### Given exercise
Exactly as written, write out the lines below from the first to the one containing "const clLabels = ['90%", inclusive. Pictures do not belong in the copy.

::::::

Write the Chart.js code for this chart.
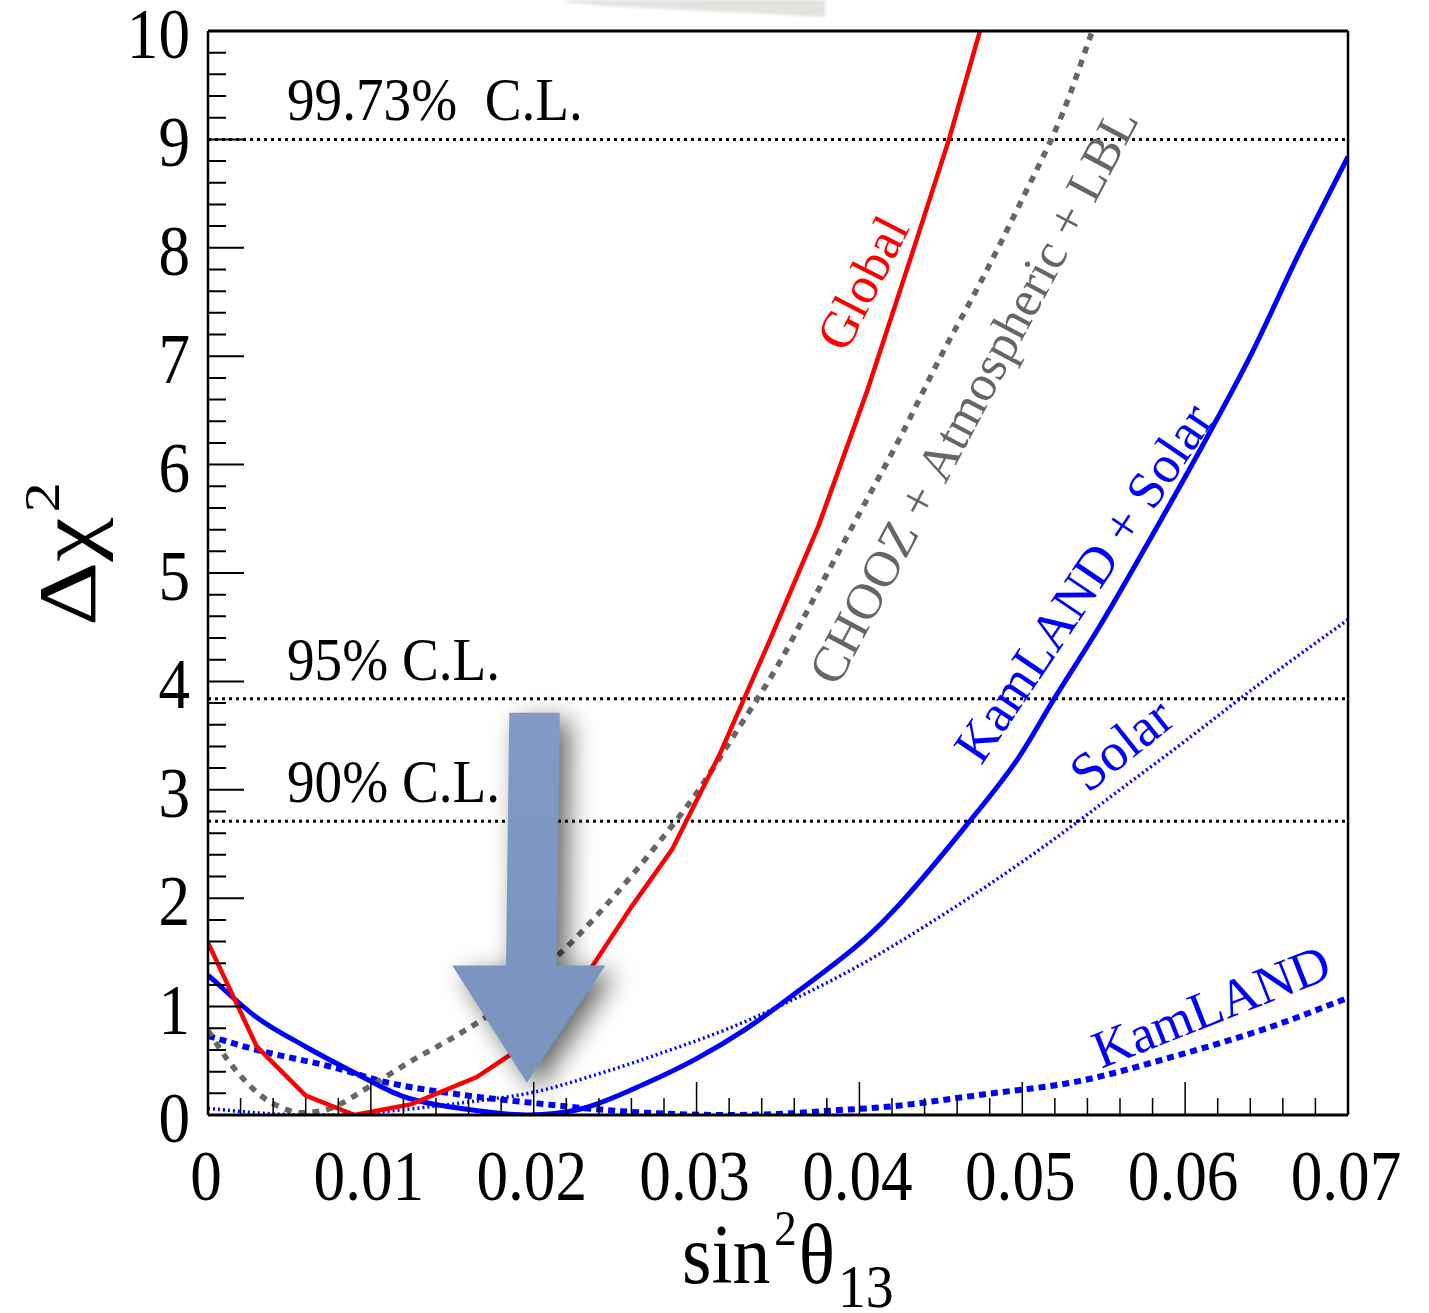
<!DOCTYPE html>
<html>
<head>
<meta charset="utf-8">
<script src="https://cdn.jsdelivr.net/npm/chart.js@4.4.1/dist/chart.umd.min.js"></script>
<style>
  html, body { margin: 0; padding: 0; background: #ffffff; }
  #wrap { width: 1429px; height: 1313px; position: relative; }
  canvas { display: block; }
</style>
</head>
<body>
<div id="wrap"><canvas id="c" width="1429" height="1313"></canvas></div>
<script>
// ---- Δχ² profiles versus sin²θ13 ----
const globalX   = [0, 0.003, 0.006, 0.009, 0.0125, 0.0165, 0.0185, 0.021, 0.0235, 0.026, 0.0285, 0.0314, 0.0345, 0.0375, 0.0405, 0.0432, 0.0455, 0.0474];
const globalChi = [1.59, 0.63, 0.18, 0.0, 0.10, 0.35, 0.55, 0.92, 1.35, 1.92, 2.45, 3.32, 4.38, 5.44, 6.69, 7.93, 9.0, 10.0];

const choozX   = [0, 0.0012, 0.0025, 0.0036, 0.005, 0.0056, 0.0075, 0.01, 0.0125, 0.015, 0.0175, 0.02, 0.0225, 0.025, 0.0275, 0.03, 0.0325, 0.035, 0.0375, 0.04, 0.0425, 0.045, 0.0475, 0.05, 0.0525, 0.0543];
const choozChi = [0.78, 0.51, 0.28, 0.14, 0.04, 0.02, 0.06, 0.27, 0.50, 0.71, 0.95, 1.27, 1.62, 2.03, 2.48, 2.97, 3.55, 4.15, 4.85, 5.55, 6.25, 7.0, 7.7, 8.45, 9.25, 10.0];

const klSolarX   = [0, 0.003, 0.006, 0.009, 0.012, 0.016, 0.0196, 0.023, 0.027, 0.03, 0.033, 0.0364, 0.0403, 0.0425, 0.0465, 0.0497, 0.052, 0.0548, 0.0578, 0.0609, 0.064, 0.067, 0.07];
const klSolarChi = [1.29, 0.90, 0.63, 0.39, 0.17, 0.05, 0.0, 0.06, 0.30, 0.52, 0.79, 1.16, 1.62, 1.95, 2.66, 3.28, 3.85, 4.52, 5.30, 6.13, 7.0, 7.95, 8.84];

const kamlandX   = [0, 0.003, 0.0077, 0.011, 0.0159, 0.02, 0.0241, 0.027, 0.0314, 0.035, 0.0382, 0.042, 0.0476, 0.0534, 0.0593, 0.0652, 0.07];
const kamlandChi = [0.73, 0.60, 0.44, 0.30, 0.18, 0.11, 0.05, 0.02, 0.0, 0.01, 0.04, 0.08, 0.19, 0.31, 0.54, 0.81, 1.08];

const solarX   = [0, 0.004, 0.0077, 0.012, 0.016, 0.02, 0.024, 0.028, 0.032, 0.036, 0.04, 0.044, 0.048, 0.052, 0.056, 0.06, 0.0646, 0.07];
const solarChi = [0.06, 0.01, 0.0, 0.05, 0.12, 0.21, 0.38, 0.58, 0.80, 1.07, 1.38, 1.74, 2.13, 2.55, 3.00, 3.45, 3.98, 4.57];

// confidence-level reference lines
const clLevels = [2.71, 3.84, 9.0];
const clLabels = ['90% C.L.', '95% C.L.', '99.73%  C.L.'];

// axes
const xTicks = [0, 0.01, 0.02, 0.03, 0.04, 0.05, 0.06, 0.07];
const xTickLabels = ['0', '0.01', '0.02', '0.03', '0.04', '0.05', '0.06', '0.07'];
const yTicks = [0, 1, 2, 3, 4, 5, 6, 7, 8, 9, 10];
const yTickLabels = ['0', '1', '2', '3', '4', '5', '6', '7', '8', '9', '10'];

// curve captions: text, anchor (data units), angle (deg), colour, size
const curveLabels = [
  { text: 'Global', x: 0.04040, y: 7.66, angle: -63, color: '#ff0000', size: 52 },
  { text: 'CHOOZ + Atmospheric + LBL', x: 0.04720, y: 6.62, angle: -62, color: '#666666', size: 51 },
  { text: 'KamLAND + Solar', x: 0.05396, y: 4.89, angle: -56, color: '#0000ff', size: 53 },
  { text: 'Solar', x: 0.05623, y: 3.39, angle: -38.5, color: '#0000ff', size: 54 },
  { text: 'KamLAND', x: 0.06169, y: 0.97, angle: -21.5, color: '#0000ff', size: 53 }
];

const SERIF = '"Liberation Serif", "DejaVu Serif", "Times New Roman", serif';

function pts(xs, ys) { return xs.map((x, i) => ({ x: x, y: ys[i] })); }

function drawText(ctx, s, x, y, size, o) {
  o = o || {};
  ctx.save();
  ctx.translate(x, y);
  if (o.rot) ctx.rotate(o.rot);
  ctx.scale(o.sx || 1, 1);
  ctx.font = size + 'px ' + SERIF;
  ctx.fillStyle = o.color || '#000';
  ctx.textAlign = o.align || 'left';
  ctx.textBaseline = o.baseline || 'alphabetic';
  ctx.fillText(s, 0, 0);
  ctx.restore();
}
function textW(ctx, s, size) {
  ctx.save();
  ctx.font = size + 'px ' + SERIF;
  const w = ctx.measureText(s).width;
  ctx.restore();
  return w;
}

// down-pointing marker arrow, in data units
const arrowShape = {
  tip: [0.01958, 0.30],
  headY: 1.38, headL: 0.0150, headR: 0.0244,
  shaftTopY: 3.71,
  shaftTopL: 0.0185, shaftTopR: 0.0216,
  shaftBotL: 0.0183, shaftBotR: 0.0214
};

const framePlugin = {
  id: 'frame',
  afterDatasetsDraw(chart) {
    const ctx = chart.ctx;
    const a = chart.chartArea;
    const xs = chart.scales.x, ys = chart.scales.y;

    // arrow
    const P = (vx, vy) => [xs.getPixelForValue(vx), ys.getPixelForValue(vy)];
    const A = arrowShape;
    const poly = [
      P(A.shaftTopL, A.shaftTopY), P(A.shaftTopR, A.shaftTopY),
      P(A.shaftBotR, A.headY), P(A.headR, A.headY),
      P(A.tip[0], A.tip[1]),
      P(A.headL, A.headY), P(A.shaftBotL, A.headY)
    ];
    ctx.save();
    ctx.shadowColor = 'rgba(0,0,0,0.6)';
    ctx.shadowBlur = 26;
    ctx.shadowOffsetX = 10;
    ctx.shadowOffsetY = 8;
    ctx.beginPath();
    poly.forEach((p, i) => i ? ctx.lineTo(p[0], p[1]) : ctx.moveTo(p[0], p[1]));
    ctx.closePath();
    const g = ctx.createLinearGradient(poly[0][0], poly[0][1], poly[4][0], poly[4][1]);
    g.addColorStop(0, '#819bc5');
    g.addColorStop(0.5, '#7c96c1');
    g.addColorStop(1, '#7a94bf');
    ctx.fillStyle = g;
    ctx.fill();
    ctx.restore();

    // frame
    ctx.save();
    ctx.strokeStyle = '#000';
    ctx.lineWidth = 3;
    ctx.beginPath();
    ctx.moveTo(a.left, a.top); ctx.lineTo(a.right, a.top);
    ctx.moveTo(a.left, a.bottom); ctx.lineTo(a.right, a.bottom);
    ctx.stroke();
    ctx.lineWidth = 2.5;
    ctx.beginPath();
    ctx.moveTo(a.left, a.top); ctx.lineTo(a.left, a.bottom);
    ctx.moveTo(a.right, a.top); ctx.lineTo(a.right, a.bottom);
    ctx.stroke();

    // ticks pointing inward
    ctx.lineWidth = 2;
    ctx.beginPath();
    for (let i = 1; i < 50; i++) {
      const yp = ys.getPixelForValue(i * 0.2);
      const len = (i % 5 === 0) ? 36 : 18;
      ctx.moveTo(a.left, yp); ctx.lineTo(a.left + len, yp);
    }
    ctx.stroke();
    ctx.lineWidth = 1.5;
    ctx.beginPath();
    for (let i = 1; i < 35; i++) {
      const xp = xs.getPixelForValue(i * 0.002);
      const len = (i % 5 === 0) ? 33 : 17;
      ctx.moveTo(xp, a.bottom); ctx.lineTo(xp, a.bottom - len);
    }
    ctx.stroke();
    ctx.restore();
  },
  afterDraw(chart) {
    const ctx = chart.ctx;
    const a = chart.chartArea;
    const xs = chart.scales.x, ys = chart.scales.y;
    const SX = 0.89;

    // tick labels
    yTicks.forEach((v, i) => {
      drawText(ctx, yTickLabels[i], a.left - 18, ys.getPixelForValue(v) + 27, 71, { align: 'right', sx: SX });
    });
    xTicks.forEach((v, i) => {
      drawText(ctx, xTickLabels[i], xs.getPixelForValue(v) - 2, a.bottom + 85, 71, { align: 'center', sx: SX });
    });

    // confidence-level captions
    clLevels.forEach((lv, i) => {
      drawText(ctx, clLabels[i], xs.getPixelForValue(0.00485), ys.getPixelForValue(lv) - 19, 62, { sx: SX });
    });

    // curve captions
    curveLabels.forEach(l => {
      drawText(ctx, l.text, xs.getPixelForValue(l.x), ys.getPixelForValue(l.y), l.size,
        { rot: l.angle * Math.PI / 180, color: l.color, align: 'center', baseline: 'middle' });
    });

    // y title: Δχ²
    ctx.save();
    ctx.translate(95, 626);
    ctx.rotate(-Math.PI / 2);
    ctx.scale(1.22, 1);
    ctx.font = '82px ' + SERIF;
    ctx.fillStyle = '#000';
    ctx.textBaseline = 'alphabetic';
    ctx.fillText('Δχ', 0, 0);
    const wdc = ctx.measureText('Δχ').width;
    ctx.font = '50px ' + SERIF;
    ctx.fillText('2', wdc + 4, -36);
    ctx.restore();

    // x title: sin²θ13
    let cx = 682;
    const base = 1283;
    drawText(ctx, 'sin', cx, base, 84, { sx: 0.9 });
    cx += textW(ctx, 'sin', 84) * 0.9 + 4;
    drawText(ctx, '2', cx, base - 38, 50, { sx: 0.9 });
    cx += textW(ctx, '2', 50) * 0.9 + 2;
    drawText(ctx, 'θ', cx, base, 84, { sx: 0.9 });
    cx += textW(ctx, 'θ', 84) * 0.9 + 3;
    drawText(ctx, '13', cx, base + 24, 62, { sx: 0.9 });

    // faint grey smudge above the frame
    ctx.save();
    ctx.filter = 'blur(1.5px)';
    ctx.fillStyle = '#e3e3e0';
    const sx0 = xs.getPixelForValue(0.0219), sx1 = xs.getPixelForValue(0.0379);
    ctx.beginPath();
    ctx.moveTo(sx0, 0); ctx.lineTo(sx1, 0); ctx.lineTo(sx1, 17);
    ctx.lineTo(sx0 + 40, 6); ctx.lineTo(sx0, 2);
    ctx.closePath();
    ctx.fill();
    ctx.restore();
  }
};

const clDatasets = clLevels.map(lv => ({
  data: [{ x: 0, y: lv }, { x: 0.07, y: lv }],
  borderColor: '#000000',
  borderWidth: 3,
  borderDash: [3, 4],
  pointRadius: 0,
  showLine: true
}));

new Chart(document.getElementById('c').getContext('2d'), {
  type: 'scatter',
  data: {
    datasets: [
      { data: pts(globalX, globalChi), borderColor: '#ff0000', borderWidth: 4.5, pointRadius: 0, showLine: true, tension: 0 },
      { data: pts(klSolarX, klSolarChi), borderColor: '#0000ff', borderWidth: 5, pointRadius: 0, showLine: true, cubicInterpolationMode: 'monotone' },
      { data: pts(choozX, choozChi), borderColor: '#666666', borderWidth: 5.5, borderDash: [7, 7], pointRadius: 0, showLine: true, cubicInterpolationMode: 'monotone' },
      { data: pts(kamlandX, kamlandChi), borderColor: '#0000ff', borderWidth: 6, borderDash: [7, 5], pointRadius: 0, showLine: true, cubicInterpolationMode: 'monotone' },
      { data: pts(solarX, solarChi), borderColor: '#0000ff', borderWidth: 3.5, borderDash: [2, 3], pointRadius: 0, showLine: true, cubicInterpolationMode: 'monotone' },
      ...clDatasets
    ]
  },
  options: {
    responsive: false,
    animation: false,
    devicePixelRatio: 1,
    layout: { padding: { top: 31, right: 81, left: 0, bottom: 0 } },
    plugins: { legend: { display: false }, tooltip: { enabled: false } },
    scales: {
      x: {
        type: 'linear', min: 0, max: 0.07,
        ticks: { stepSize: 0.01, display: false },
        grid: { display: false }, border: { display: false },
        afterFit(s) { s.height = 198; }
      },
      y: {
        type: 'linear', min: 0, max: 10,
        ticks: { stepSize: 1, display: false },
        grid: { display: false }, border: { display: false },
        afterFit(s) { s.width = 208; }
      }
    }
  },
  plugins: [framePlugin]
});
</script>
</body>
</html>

::::::

### Written answer
Write the Chart.js code for this chart.
<!DOCTYPE html>
<html>
<head>
<meta charset="utf-8">
<script src="https://cdn.jsdelivr.net/npm/chart.js@4.4.1/dist/chart.umd.min.js"></script>
<style>
  html, body { margin: 0; padding: 0; background: #ffffff; }
  #wrap { width: 1429px; height: 1313px; position: relative; }
  canvas { display: block; }
</style>
</head>
<body>
<div id="wrap"><canvas id="c" width="1429" height="1313"></canvas></div>
<script>
// ---- Δχ² profiles versus sin²θ13 ----
const globalX   = [0, 0.003, 0.006, 0.009, 0.0125, 0.0165, 0.0185, 0.021, 0.0235, 0.026, 0.0285, 0.0314, 0.0345, 0.0375, 0.0405, 0.0432, 0.0455, 0.0474];
const globalChi = [1.59, 0.63, 0.18, 0.0, 0.10, 0.35, 0.55, 0.92, 1.35, 1.92, 2.45, 3.32, 4.38, 5.44, 6.69, 7.93, 9.0, 10.0];

const choozX   = [0, 0.0012, 0.0025, 0.0036, 0.005, 0.0056, 0.0075, 0.01, 0.0125, 0.015, 0.0175, 0.02, 0.0225, 0.025, 0.0275, 0.03, 0.0325, 0.035, 0.0375, 0.04, 0.0425, 0.045, 0.0475, 0.05, 0.0525, 0.0543];
const choozChi = [0.78, 0.51, 0.28, 0.14, 0.04, 0.02, 0.06, 0.27, 0.50, 0.71, 0.95, 1.27, 1.62, 2.03, 2.48, 2.97, 3.55, 4.15, 4.85, 5.55, 6.25, 7.0, 7.7, 8.45, 9.25, 10.0];

const klSolarX   = [0, 0.003, 0.006, 0.009, 0.012, 0.016, 0.0196, 0.023, 0.027, 0.03, 0.033, 0.0364, 0.0403, 0.0425, 0.0465, 0.0497, 0.052, 0.0548, 0.0578, 0.0609, 0.064, 0.067, 0.07];
const klSolarChi = [1.29, 0.90, 0.63, 0.39, 0.17, 0.05, 0.0, 0.06, 0.30, 0.52, 0.79, 1.16, 1.62, 1.95, 2.66, 3.28, 3.85, 4.52, 5.30, 6.13, 7.0, 7.95, 8.84];

const kamlandX   = [0, 0.003, 0.0077, 0.011, 0.0159, 0.02, 0.0241, 0.027, 0.0314, 0.035, 0.0382, 0.042, 0.0476, 0.0534, 0.0593, 0.0652, 0.07];
const kamlandChi = [0.73, 0.60, 0.44, 0.30, 0.18, 0.11, 0.05, 0.02, 0.0, 0.01, 0.04, 0.08, 0.19, 0.31, 0.54, 0.81, 1.08];

const solarX   = [0, 0.004, 0.0077, 0.012, 0.016, 0.02, 0.024, 0.028, 0.032, 0.036, 0.04, 0.044, 0.048, 0.052, 0.056, 0.06, 0.0646, 0.07];
const solarChi = [0.06, 0.01, 0.0, 0.05, 0.12, 0.21, 0.38, 0.58, 0.80, 1.07, 1.38, 1.74, 2.13, 2.55, 3.00, 3.45, 3.98, 4.57];

// confidence-level reference lines
const clLevels = [2.71, 3.84, 9.0];
const clLabels = ['90% C.L.', '95% C.L.', '99.73%  C.L.'];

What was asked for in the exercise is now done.